Mr Bevan, whose school is one of the 164 remaining state grammar schools in the UK, said: "We wouldn't change our offer of places for September because we're committed to the students who have signed up for education.
"But in the long run, if this money is not found we'd have to look at subjects taken by a minority of students. These could be French, German, further maths, design and technology and music technology."
Mr Bevan, an executive member of the Association of Teachers and Lecturers, said schools were considering seeking a judicial review of the decision by the Learning and Skills Council, the body responsible for funding post-16 education. It would be a "class action", with as many schools as possible signing up.
Heads base their case on the fact that they received letters at the beginning of March from the LSC detailing what was then described as their "final budget notification". On 31 March, a day before the new budget came into forced, they received a new email outlining the cuts.
The LSC argued that it had understimated the number of youngsters planning to stay on in education as a result of the recession.
"It was bizarre," said Mr Bevan. "They actually mentioned the cut (in pupil funding) in a footnote on the 13th page (of the email attachment).
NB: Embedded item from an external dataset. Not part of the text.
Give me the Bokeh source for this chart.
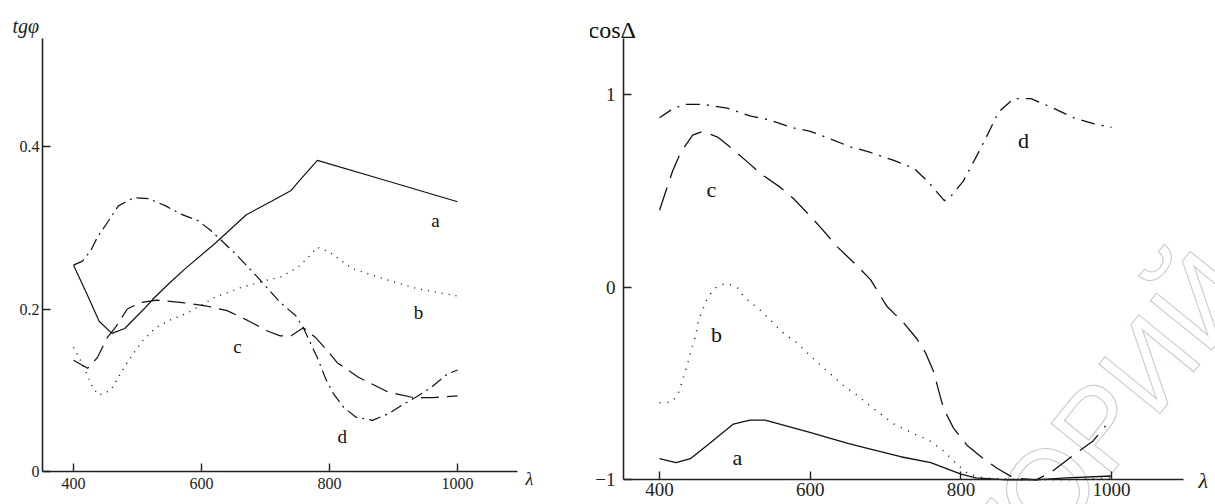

I would go so far as to say it is dishonest – bordering between disingenuous and dishonest."
Michael Gove, the Tories' schools spokesman, said: "Anyone would say it was catatrophic incompetence to say something was final when it was provisional." He said Schools Secretary Ed Balls could not escape blame, because his department had an observer on the LSC.
Teachers' leaders have pointed out the shortfall in funding threatens at least three government objectives: raising the education leaving age to 18; increasing the number of youngsters opting for higher education to fifty per cent; and persuading more 14 to 19-year-olds to study its flagship new diplomas.
When he addressed the conference on Monday, Mr Balls said: "The numbers of young people wanting to stay on in school are considerably higher than last year." He hinted that extra money would arrive as a result of the Budget next week. "Give us until the end of April to try and sort out the funding," he said.
Earlier this year the LSC's chief executive Mark Haysom resigned after it emerged nearly 80 colleges would not have enough money to carry out promised building works.